What the exercise asks: Retype every line from the start of the data down to and including the line with "import seaborn as sns". Skip the pictures.
** BEGIN **
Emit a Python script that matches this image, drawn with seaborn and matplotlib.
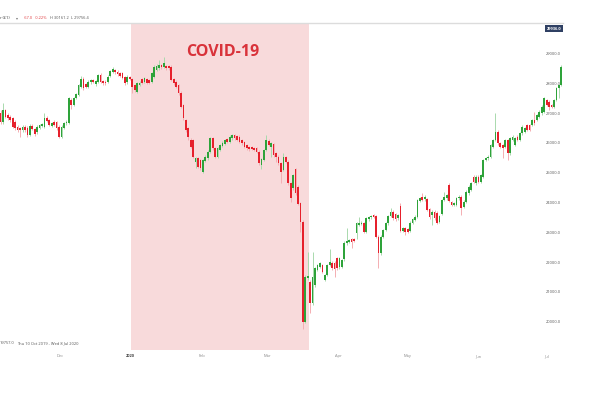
import matplotlib
matplotlib.use("Agg")
import matplotlib.pyplot as plt
import matplotlib.transforms as mtransforms
import numpy as np
import pandas as pd
import seaborn as sns

# ---------------- data ----------------
opens = [
    26992, 26712, 27104, 26936, 26880, 26824, 26712, 26544, 26488, 26432,
    26544, 26510, 26280, 26577, 26466, 26354, 26510, 26577, 26544, 26846,
    26768, 26577, 26712, 26712, 26544, 26209, 26510, 26656, 26656, 27440,
    27272, 27518, 27607, 27887, 28144, 27965, 27887, 28032, 28111, 27965,
    28055, 28279, 28077, 28055, 28055, 28256, 28390, 28447, 28390, 28335,
    28335, 28223, 28032, 28223,
    28134, 27943, 27720, 27943, 28134, 28055, 28134, 28111, 28055, 28223,
    28447, 28503, 28615, 28559, 28581, 28581, 28559, 28134, 28055, 27943,
    27686, 27272, 26768, 26489, 26097, 26097, 25370, 25482, 25426, 25034,
    25404, 25482, 25705, 26153, 25817, 25538, 25761, 25895, 25963, 26119,
    26041, 26153, 26265, 26231, 26209, 26097, 26041, 25929, 25873, 25850,
    25817, 25817, 25705,
    25258, 25426, 25762, 26075, 25874, 25963, 25650, 25538, 25314, 25090,
    25515, 25370, 24643, 24475, 25113, 24531, 23971, 23356, 20000, 21453,
    21341, 20614, 21230, 21733, 21845, 21901, 21397, 21565, 21901, 21979,
    21979, 22125, 21823, 21845,
    22092, 22630, 22686, 22764, 22764, 22965, 23245, 23279, 23301, 23021,
    23435, 23502, 23581, 23547, 22853, 22294, 22853, 23077, 23301, 23547,
    23693, 23614, 23469, 23883, 23055, 23133, 23100, 23055, 23323, 23413,
    23525, 24062, 24196, 24107, 24107, 23771, 23581, 23693, 23659, 23357,
    23614, 24084, 24140,
    24600, 24000, 23920, 23920, 24140, 24196, 23860, 24028, 24306, 24418,
    24865, 24641, 24865, 24697, 24865, 25425, 25481, 25537, 25872, 26096,
    26376, 25984, 25928, 25872, 26096, 25649, 26096, 25928, 26208, 26096,
    26320, 26376, 26600, 26600, 26600, 26768, 26768, 26880, 26991, 27047,
    27439, 27383, 27271, 27215, 27439, 27831, 27943,
]
closes = [
    26712, 27104, 26880, 26824, 26768, 26544, 26488, 26432, 26420, 26544,
    26432, 26264, 26577, 26466, 26287, 26544, 26600, 26622, 26824, 26735,
    26600, 26656, 26600, 26488, 26209, 26544, 26656, 26712, 27495, 27272,
    27495, 27630, 27943, 28144, 27831, 27887, 28055, 28111, 28055, 28077,
    28279, 28055, 27999, 27999, 28223, 28413, 28480, 28368, 28301, 28256,
    28189, 27999, 28223, 28144,
    27887, 27776, 27999, 28022, 28022, 28167, 28022, 28022, 28335, 28559,
    28581, 28615, 28537, 28671, 28503, 28503, 28111, 27999, 27887, 27664,
    27216, 26824, 26433, 26209, 25873, 25538, 25482, 25202, 25146, 25426,
    25538, 25705, 26153, 25817, 25538, 25817, 25929, 26007, 26097, 26041,
    26209, 26265, 26153, 26097, 26041, 25985, 25873, 25817, 25784, 25790,
    25761, 25705, 25314,
    25448, 25762, 26097, 25929, 25985, 25594, 25538, 25314, 25034, 25515,
    25370, 24643, 24139, 24922, 24307, 23949, 23356, 20000, 21509, 21532,
    20614, 21509, 21789, 21901, 21957, 21677, 21565, 21901, 22013, 21789,
    21756, 21789, 22125, 22069,
    22652, 22708, 22741, 22686, 22708, 23301, 23323, 23323, 23021, 23469,
    23502, 23547, 23525, 22853, 22294, 22853, 23077, 23301, 23547, 23693,
    23469, 23435, 23581, 23055, 23133, 23021, 23021, 23323, 23435, 23525,
    24084, 24140, 24084, 24196, 23749, 23502, 23693, 23469, 23323, 23547,
    24084, 24196, 24252,
    24050, 23920, 23970, 24140, 24196, 23805, 24028, 24364, 24530, 24641,
    24697, 24865, 24697, 24921, 25425, 25481, 25537, 25928, 26096, 26376,
    25984, 25872, 25816, 26096, 25649, 26152, 26208, 26152, 26096, 26320,
    26544, 26488, 26432, 26432, 26768, 26656, 26936, 27047, 27215, 27495,
    27271, 27215, 27215, 27439, 27831, 27943, 28558,
]
highs = [
    27100, 27330, 27150, 27000, 26930, 26880, 26760, 26600, 26540, 26600,
    26600, 26560, 26620, 26630, 26510, 26590, 26650, 26680, 26992, 26900,
    26810, 26700, 26760, 26750, 26590, 26600, 26700, 26760, 27550, 27490,
    27540, 27680, 27990, 28250, 28200, 28010, 28100, 28160, 28150, 28120,
    28320, 28330, 28120, 28100, 28270, 28460, 28560, 28490, 28430, 28380,
    28380, 28260, 28270, 28260,
    28170, 27990, 28040, 28070, 28180, 28210, 28180, 28150, 28380, 28600,
    28640, 28783, 28660, 28895, 28630, 28630, 28600, 28180, 28100, 27990,
    27730, 27320, 26810, 26530, 26150, 26140, 25530, 25530, 25470, 25470,
    25580, 25750, 26200, 26200, 25860, 25860, 25970, 26050, 26140, 26160,
    26250, 26310, 26310, 26270, 26250, 26140, 26080, 25970, 25910, 25890,
    25860, 25860, 25750,
    25500, 25800, 26265, 26120, 26030, 26010, 25700, 25580, 25360, 25650,
    25560, 25410, 24690, 24970, 25160, 24580, 24020, 23400, 21560, 22349,
    21390, 22349, 21840, 21950, 22000, 21950, 21610, 21950, 22450, 22030,
    22030, 22170, 22170, 22110,
    22700, 23133, 22790, 22810, 22810, 23350, 23525, 23370, 23350, 23510,
    23550, 23590, 23630, 23590, 22900, 22900, 23120, 23350, 23590, 23804,
    23740, 23660, 23630, 23972, 23180, 23180, 23140, 23370, 23480, 23570,
    24130, 24190, 24308, 24240, 24150, 23810, 23740, 23740, 23700, 23590,
    24130, 24364, 24300,
    24650, 24050, 24020, 24190, 24240, 24240, 24080, 24410, 24580, 24690,
    24910, 24910, 24910, 24970, 25470, 25530, 25580, 25970, 26140, 26991,
    26420, 26030, 25970, 26140, 26140, 26200, 26250, 26200, 26250, 26370,
    26590, 26530, 26640, 26640, 26810, 27047, 26980, 27090, 27260, 27540,
    27480, 27430, 27310, 27480, 27870, 27990, 28600,
]
lows = [
    26650, 26650, 26820, 26780, 26700, 26500, 26430, 26380, 26209, 26380,
    26380, 26200, 26230, 26420, 26230, 26300, 26470, 26540, 26500, 26690,
    26550, 26530, 26550, 26440, 26150, 26150, 26470, 26610, 26620, 27150,
    27230, 27470, 27560, 27850, 27780, 27840, 27850, 27990, 28010, 27920,
    28010, 28010, 27950, 27950, 28010, 28210, 28350, 28320, 28250, 28210,
    28140, 27950, 27990, 28100,
    27664, 27720, 27680, 27900, 27980, 28010, 27980, 27980, 28010, 28180,
    28400, 28460, 28490, 28510, 28460, 28460, 28070, 27950, 27840, 27610,
    27170, 26780, 26380, 26097, 25820, 25480, 25146, 25150, 25090, 24990,
    25360, 25440, 25660, 25770, 25480, 25490, 25720, 25850, 25920, 26000,
    26000, 26110, 26110, 26050, 26000, 25940, 25830, 25770, 25740, 25750,
    25720, 25660, 25260,
    25113, 25380, 25720, 25880, 25538, 25540, 25370, 25260, 24643, 25040,
    25320, 24590, 24027, 24420, 24250, 23900, 23020, 19757, 19950, 21400,
    20279, 20560, 21180, 21690, 21800, 21630, 21350, 21520, 21860, 21740,
    21509, 21740, 21780, 21800,
    22050, 22590, 22640, 22462, 22660, 22764, 23200, 23230, 22970, 22970,
    23390, 23460, 23480, 22800, 21790, 22250, 22810, 23030, 23260, 23500,
    23420, 23390, 23420, 23010, 23010, 22909, 22980, 23010, 23280, 23370,
    23480, 24020, 24040, 24060, 23700, 23450, 23245, 23420, 23270, 23310,
    23570, 24040, 24100,
    24000, 23870, 23870, 23870, 24100, 23581, 23810, 23980, 24260, 24370,
    24650, 24600, 24650, 24650, 24820, 25380, 25440, 25490, 25830, 26050,
    25940, 25830, 25481, 25830, 25425, 25600, 26050, 25880, 26050, 26050,
    26280, 26330, 26390, 26390, 26560, 26610, 26720, 26840, 26950, 27000,
    27230, 27100, 27170, 27170, 27390, 27500, 27900,
]

first_candle = "2019-11-05"
last_candle = "2020-07-07 12:00"
covid_window = ("2020-01-01", "2020-03-19")
month_ticks = ["2019-12-01", "2020-01-01", "2020-02-01", "2020-03-01",
               "2020-04-01", "2020-05-01", "2020-06-01", "2020-07-01"]
month_labels = ["Dec", "2020", "Feb", "Mar", "Apr", "May", "Jun", "Jul"]
price_ticks = [20000, 21000, 22000, 23000, 24000, 25000, 26000, 27000, 28000, 29000]
last_price = 29936.0

# ---------------- styling ----------------
sns.set_theme(style="white")
plt.rcParams["font.family"] = ["Open Sans", "DejaVu Sans"]

UP_BODY, DOWN_BODY = "#2ea33a", "#e6202c"
UP_WICK, DOWN_WICK = "#a9d9ad", "#f4aeb2"
SMALL = 2.9

fig = plt.figure(figsize=(5.9, 3.94), dpi=100)
W, H = 590, 394
ax_left, ax_right, ax_top, ax_bottom = 0, 563, 23, 350
ax = fig.add_axes([ax_left / W, 1 - ax_bottom / H,
                   (ax_right - ax_left) / W, (ax_bottom - ax_top) / H])

df = pd.DataFrame({
    "date": pd.date_range(first_candle, last_candle, periods=len(closes)),
    "open": opens, "high": highs, "low": lows, "close": closes,
})
df["up"] = df["close"] >= df["open"]
df["bottom"] = df[["open", "close"]].min(axis=1)
df["height"] = (df["close"] - df["open"]).abs().clip(lower=25)

ax.axvspan(pd.Timestamp(covid_window[0]), pd.Timestamp(covid_window[1]),
           color="#f8dadb", zorder=0, lw=0)

ax.vlines(df["date"], df["low"], df["high"],
          colors=np.where(df["up"], UP_WICK, DOWN_WICK), lw=0.7, zorder=2)
ax.bar(df["date"], df["height"], bottom=df["bottom"], width=0.75,
       color=np.where(df["up"], UP_BODY, DOWN_BODY), lw=0, zorder=3)

ax.set_xlim(pd.Timestamp("2019-11-04 18:00"), pd.Timestamp("2020-07-08 06:00"))
ax.set_ylim(19050, 30023)

# axes decoration (only the light top rule is kept)
for side in ("left", "right", "bottom"):
    ax.spines[side].set_visible(False)
ax.spines["top"].set_visible(True)
ax.spines["top"].set_color("#dcdcdc")
ax.spines["top"].set_linewidth(1.0)
ax.grid(False)
ax.set_facecolor("none")

ax.xaxis.tick_bottom()
ax.set_xticks(pd.to_datetime(month_ticks))
ax.set_xticklabels(month_labels)
ax.tick_params(axis="x", which="both", bottom=True, top=False, length=0,
               pad=3.2, labelsize=SMALL, labelcolor="#8a8a8a",
               labelbottom=True, labeltop=False)
for lbl in ax.get_xticklabels():
    if lbl.get_text() == "2020":
        lbl.set_fontweight("bold")
        lbl.set_color("#444444")

ax.yaxis.tick_right()
ax.set_yticks(price_ticks)
ax.set_yticklabels([f"{v:.1f}" for v in price_ticks])
ax.tick_params(axis="y", length=0, pad=-1.6, labelsize=SMALL, labelcolor="#555555")
for lbl in ax.get_yticklabels():
    lbl.set_horizontalalignment("right")

# last price tag
trans = mtransforms.blended_transform_factory(ax.transAxes, ax.transData)
ax.text(0.997, last_price - 110, f"{last_price:.1f}", transform=trans,
        ha="right", va="center", fontsize=SMALL, color="white", fontweight="bold",
        bbox=dict(boxstyle="square,pad=0.4", fc="#2f4063", ec="none"), zorder=5)

# COVID label
ax.text(0.395, 0.911, "COVID-19", transform=ax.transAxes, ha="center",
        va="center", fontsize=11.5, fontweight="bold", color="#d9323a", zorder=4)

# header line
hy = 1 - 18 / H
fig.text(0 / W, hy, "r (£1)", fontsize=SMALL, color="#333333", va="center")
fig.text(16 / W, hy, "▾", fontsize=SMALL, color="#777777", va="center",
         family=["DejaVu Sans"])
fig.text(24 / W, hy, "-67.0", fontsize=SMALL, color="#e03a3e", va="center")
fig.text(35 / W, hy, "-0.22%", fontsize=SMALL, color="#e03a3e", va="center")
fig.text(50 / W, hy, "H 30161.2", fontsize=SMALL, color="#555555", va="center")
fig.text(71 / W, hy, "L 29756.4", fontsize=SMALL, color="#555555", va="center")

# footer info
fy = 1 - 343 / H
fig.text(0 / W, fy, "19757.0", fontsize=SMALL, color="#555555", va="center")
fig.text(17 / W, fy, "Thu 10 Oct 2019 - Wed 8 Jul 2020", fontsize=SMALL,
         color="#555555", va="center")

fig.savefig("out.png", dpi=100, facecolor="white")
** END **
Exercise response:
Emit a Python script that matches this image, drawn with seaborn and matplotlib.
import matplotlib
matplotlib.use("Agg")
import matplotlib.pyplot as plt
import matplotlib.transforms as mtransforms
import numpy as np
import pandas as pd
import seaborn as sns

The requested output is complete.